Dandelion roots are renowned for supporting and helping the digestive system, making this a great after-dinner drink.
You’ll need about 15 dandelion roots to make enough for a cup of coffee.
So, when you’re out digging the garden this winter save your dandelion roots from the compost heap and bring them inside, give them a good scrub and leave them in a warm dry space to dry out for a couple of days. After a couple of days slice the roots up into short lengths or roughly chop in a food processor.
Preheat the oven to around 200C/gas mark 6, spread the roots out on a lined baking tray and roast them for a couple of hours (leave the oven door slightly open to allow any moisture to escape). Turn the roots from time to time to ensure they roast evenly. How long you roast them is really down to personal taste, a guide would be about 20-30mins.

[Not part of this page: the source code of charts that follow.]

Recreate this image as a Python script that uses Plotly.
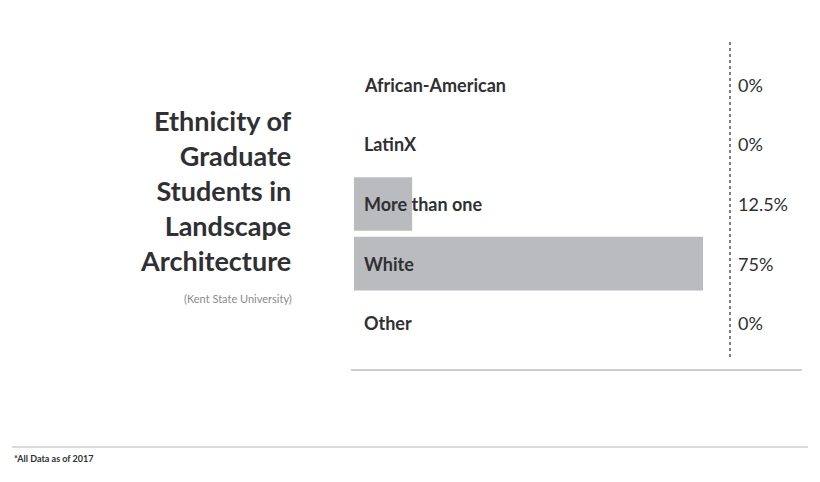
import plotly.graph_objects as go

groups = ["African-American", "LatinX", "More than one", "White", "Other"]
shares = [0, 0, 12.5, 75, 0]
share_labels = ["0%", "0%", "12.5%", "75%", "0%"]

W, H = 820, 482
# page body has an 8px margin, so shift targets back by 8px
px = lambda x: (x - 8) / W
py = lambda y: 1 - (y - 8) / H

fig = go.Figure(go.Bar(
    x=shares, y=groups, orientation="h", width=0.9,
    marker=dict(color="#babbbe", line=dict(width=0)),
    hoverinfo="skip",
))

for g, lab in zip(groups, share_labels):
    fig.add_annotation(x=0, y=g, xref="x", yref="y", text="<b>" + g + "</b>",
                       xanchor="left", xshift=8, showarrow=False,
                       font=dict(family="Lato", size=18, color="#2f3033"))
    fig.add_annotation(x=px(736), y=g, xref="paper", yref="y", text=lab,
                       xanchor="left", showarrow=False,
                       font=dict(family="Lato", size=18, color="#2f3033"))

fig.add_annotation(x=px(294), y=py(190), xref="paper", yref="paper",
                   text="<b>Ethnicity of<br>Graduate<br>Students in<br>Landscape<br>Architecture</b>",
                   xanchor="right", yanchor="middle", align="right", showarrow=False,
                   font=dict(family="Lato", size=27, color="#2f3033"))
fig.add_annotation(x=px(294), y=py(298), xref="paper", yref="paper",
                   text="(Kent State University)", xanchor="right", showarrow=False,
                   font=dict(family="Lato", size=11, color="#8a8b8e"))
fig.add_annotation(x=px(12), y=py(466), xref="paper", yref="paper",
                   text="<b>*All Data as of 2017</b>", xanchor="left", showarrow=False,
                   font=dict(family="Lato", size=9, color="#2f3033"))

fig.add_shape(type="line", xref="paper", yref="paper", x0=px(730), x1=px(730),
              y0=py(42), y1=py(358), line=dict(color="#555", width=1.5, dash="dot"))
fig.add_shape(type="line", xref="paper", yref="paper", x0=px(351), x1=px(802),
              y0=py(370), y1=py(370), line=dict(color="#9a9b9e", width=1.2))
fig.add_shape(type="line", xref="paper", yref="paper", x0=px(12), x1=px(808),
              y0=py(447), y1=py(447), line=dict(color="#b5b6b8", width=1))

fig.update_layout(
    width=W, height=H, margin=dict(l=0, r=0, t=0, b=0),
    paper_bgcolor="white", plot_bgcolor="white", showlegend=False,
    xaxis=dict(domain=[px(354), px(703)], range=[0, 75], visible=False),
    yaxis=dict(domain=[py(353), py(55)], autorange="reversed", visible=False,
               categoryorder="array", categoryarray=groups),
)

fig.write_html("out.html")
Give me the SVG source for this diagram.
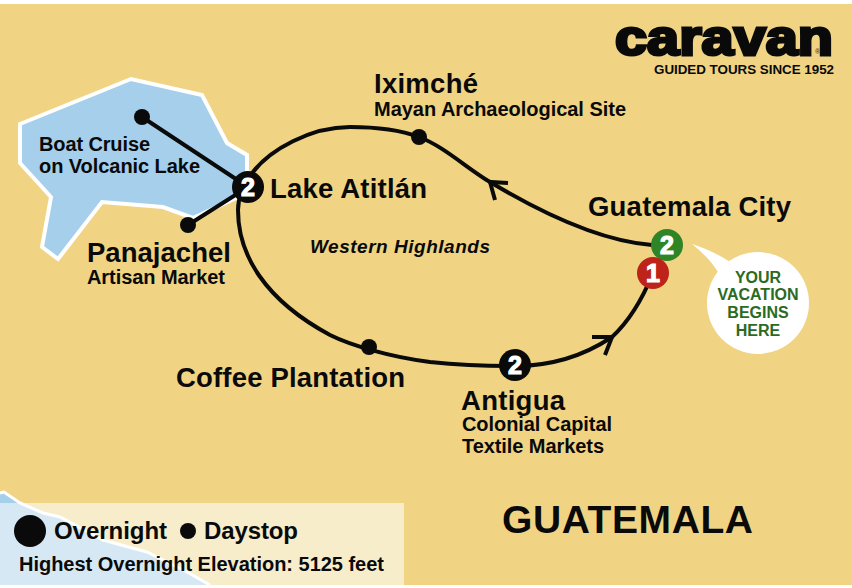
<svg xmlns="http://www.w3.org/2000/svg" width="852" height="588" viewBox="0 0 852 588">
<style>
text{font-family:"Liberation Sans",Arial,sans-serif;font-weight:700;fill:#0a0a0a}
.t1{font-size:27.5px}
.t2{font-size:20px}
.num{font-size:25px;fill:#fff;text-anchor:middle;stroke:#fff;stroke-width:1.2}
.v{font-size:16px;fill:#2a6a22;text-anchor:middle}
.route{fill:none;stroke:#0a0a0a;stroke-width:4}
.dot{fill:#0a0a0a}
</style>
<rect width="852" height="588" fill="#fff"/>
<rect x="0" y="4" width="852" height="581" fill="#f0d484"/>
<g id="lake">
<path d="M20 124L131 79L202 95L227 143L247 155V193L193 218L163 207L102 202L58 259L42 247L51 197L20 163Z" fill="#a5cfeb" stroke="#fff" stroke-width="4"/>
</g>
<g id="legend">
<path d="M0 493L4 492L20 503H0Z" fill="#a5cfeb"/>
<rect x="0" y="503" width="404" height="82" fill="#f8edca"/>
<path d="M0 503H20L43 513L60 517L103 540L147 552L187 572L210 585H0Z" fill="#d7e8f5"/>
<path d="M0 493L4 492L20 503L43 513L60 517L103 540L147 552L187 572L210 585" fill="none" stroke="#fff" stroke-width="3"/>
<circle cx="30" cy="531" r="16" class="dot"/>
<text x="54" y="539" style="font-size:24px" textLength="113">Overnight</text>
<circle cx="188" cy="531" r="8" class="dot"/>
<text x="204" y="539" style="font-size:24px" textLength="94">Daystop</text>
<text x="19" y="571" style="font-size:20px" textLength="365">Highest Overnight Elevation: 5125 feet</text>
</g>
<g id="connectors">
<path class="route" d="M652 245C600 241 540 212 490 182C465 167 445 147 419 137C395 128 370 127 350 127C310 127 270 150 253 172C243 185 238 197 238 210C238 255 265 300 330 335C350 345 390 357 430 362C460 365 490 366 515 366C555 366 585 355 612 337C625 325 640 305 653 273"/>
<path class="route" d="M248 187L142 117M248 187L188 225"/>
<path class="route" d="M508 183L490 182L495 200M592 337L612 337L605 355"/>
</g>
<g id="logo">
<text x="615" y="55" style="font-size:50px;stroke:#0a0a0a;stroke-width:3" textLength="218" lengthAdjust="spacingAndGlyphs">caravan</text>
<text x="815" y="54" style="font-size:7px;fill:#5a4a20">®</text>
<text x="654" y="74" style="font-size:13.4px" textLength="180">GUIDED TOURS SINCE 1952</text>
</g>
<g id="iximche"><circle cx="419" cy="137" r="8" class="dot"/>
<text x="374" y="93" class="t1" textLength="104">Iximché</text>
<text x="374" y="116" class="t2" textLength="252">Mayan Archaeological Site</text></g>
<g id="guatemala-city">
<text x="588" y="216" class="t1" textLength="203">Guatemala City</text>
<circle cx="667" cy="245" r="16" fill="#2f8426"/><text x="667" y="253.500" class="num">2</text>
<circle cx="653" cy="273" r="16" fill="#bd2318"/><text x="653" y="281.500" class="num">1</text>
</g>
<g id="callout">
<path d="M692 244C705 248 718 254 730 262L718 272C712 262 702 252 692 244Z" fill="#fff"/>
<circle cx="758" cy="303" r="51" fill="#fff"/>
<text x="758" y="283" class="v">YOUR</text><text x="758" y="300" class="v">VACATION</text><text x="758" y="318" class="v">BEGINS</text><text x="758" y="336" class="v">HERE</text>
</g>
<g id="lake-atitlan">
<circle cx="248" cy="187" r="16" class="dot"/><text x="248" y="195.500" class="num">2</text>
<text x="270" y="198" class="t1" textLength="157">Lake Atitlán</text>
</g>
<g id="boat-cruise"><circle cx="142" cy="117" r="8" class="dot"/>
<text x="39" y="151" class="t2" textLength="111">Boat Cruise</text><text x="39" y="173" class="t2" textLength="161">on Volcanic Lake</text></g>
<g id="panajachel"><circle cx="188" cy="225" r="8" class="dot"/>
<text x="87" y="262" class="t1" textLength="144">Panajachel</text><text x="87" y="284" class="t2" textLength="138">Artisan Market</text></g>
<g id="coffee"><circle cx="369" cy="347" r="8" class="dot"/>
<text x="176" y="387" class="t1" textLength="229">Coffee Plantation</text></g>
<g id="antigua"><circle cx="515" cy="365" r="16" class="dot"/><text x="515" y="373.500" class="num">2</text>
<text x="461" y="410" class="t1" textLength="104">Antigua</text>
<text x="462" y="431" class="t2" textLength="150">Colonial Capital</text><text x="462" y="453" class="t2" textLength="142">Textile Markets</text></g>
<text x="310" y="253" style="font-size:19px;font-style:italic" textLength="180">Western Highlands</text>
<text x="502" y="533" style="font-size:39px" textLength="251">GUATEMALA</text>
</svg>
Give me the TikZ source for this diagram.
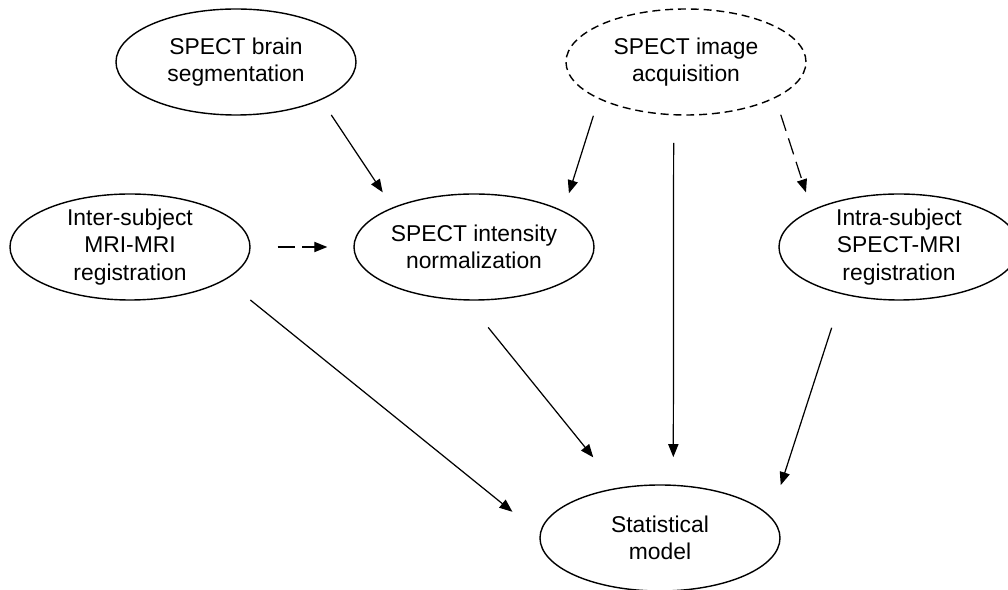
\documentclass[tikz,border=0pt]{standalone}
\usepackage{fontspec}
\setmainfont{Liberation Sans}
\usetikzlibrary{arrows.meta,shapes.geometric}
\tikzset{
    every picture/.style={line join=round},
    stagenode/.style={draw=black,ellipse,line width=0.8pt,
      minimum width=48mm,minimum height=21.2mm,inner xsep=0pt,inner ysep=-1.5mm,
      align=center,font=\fontsize{13pt}{15.6pt}\selectfont},
    optional/.style={dash pattern=on 4.5pt off 2.8pt},
    flowarrow/.style={-{Triangle[length=7.4pt,width=5.8pt]},draw=black,
      line width=0.7pt},
    optarrow/.style={flowarrow,dash pattern=on 9.6pt off 4.5pt},
    keepoff/.style 2 args={shorten <=#1,shorten >=#2}
}
\begin{document}
\begin{tikzpicture}[x=0.2mm,y=-0.2mm]
  \useasboundingbox (0,0) rectangle (1008,590);
  \node[stagenode] (seg) at (236,62) {SPECT brain\\segmentation};
  \node[stagenode,optional] (acq) at (686,62) {SPECT image\\acquisition};
  \node[stagenode] (inter) at (130,247) {Inter-subject\\MRI-MRI\\registration};
  \node[stagenode] (norm) at (474,247) {SPECT intensity\\normalization};
  \node[stagenode] (intra) at (899,247) {Intra-subject\\SPECT-MRI\\registration};
  \node[stagenode] (stat) at (660,538) {Statistical\\model};
  % arrows stop short of the ellipses
  \draw[flowarrow,keepoff={3.6mm}{3.6mm}] (seg.-24.6) -- (norm.154.5);
  \draw[flowarrow,keepoff={3.5mm}{3.7mm}] (acq.-157.4) -- (norm.22.7);
  \draw[flowarrow,keepoff={5.5mm}{5.5mm}] (acq.-103.9) -- (stat.76.1);
  \draw[optarrow,keepoff={3.5mm}{3.7mm}] (acq.-22.7) -- (intra.157.2);
  \draw[optarrow,keepoff={5.4mm}{5.2mm}] (inter.east) -- (norm.west);
  \draw[flowarrow,keepoff={6.4mm}{7mm}] (inter.-19.3) -- (stat.178);
  \draw[flowarrow,keepoff={6.9mm}{7.8mm}] (norm.-98.3) -- (stat.130.7);
  \draw[flowarrow,keepoff={7mm}{6.6mm}] (intra.-140.1) -- (stat.11.1);
\end{tikzpicture}
\end{document}
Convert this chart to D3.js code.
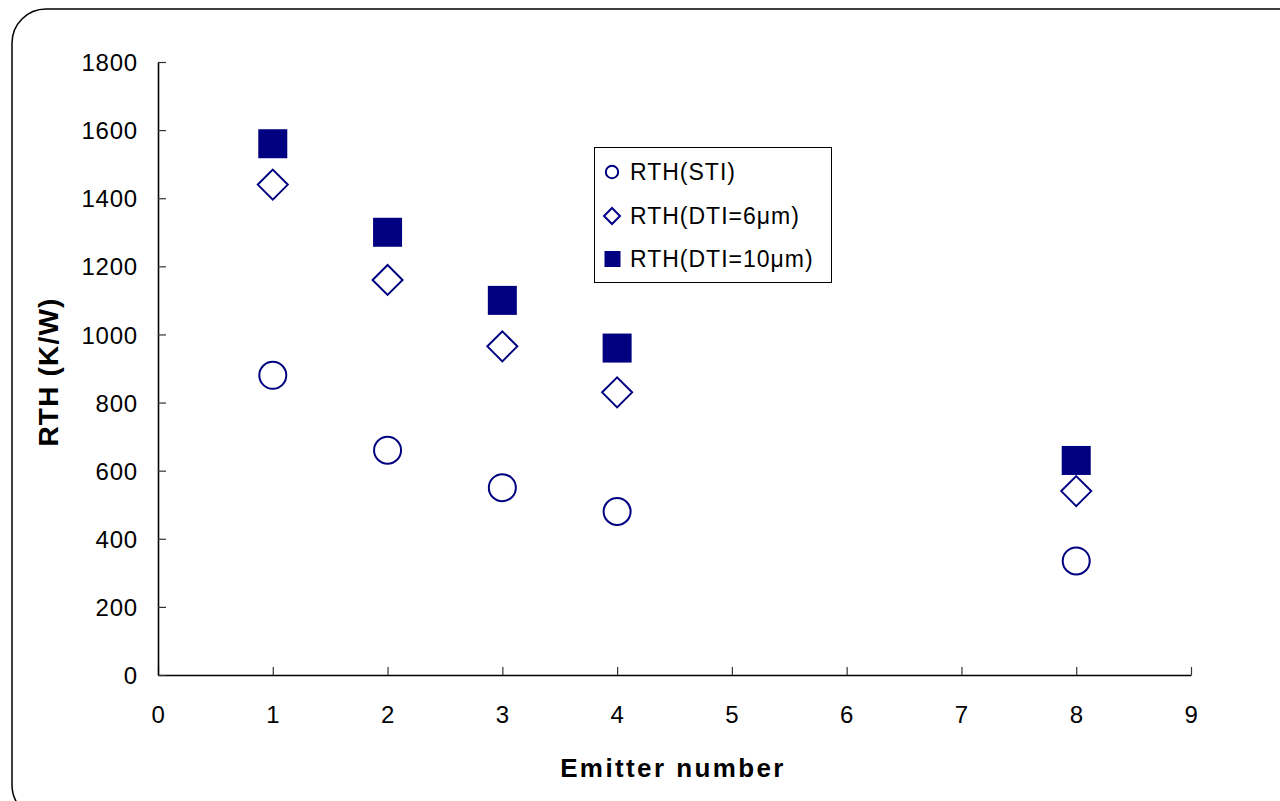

Once roasted, grind your roots finely using a spice or coffee grinder. Store in an airtight container.
To make: add boiling water to one heaped teaspoon of the ground dandelion root, adding milk and/or sugar if you like.
Sometimes, I like to add ground spices to my root coffee: cinnamon or cardamom work really well, the quantity again depends on personal taste, a good pinch to every teaspoon is a good starting point.
The perfect caffeine-free cuppa after spending the day out in the garden.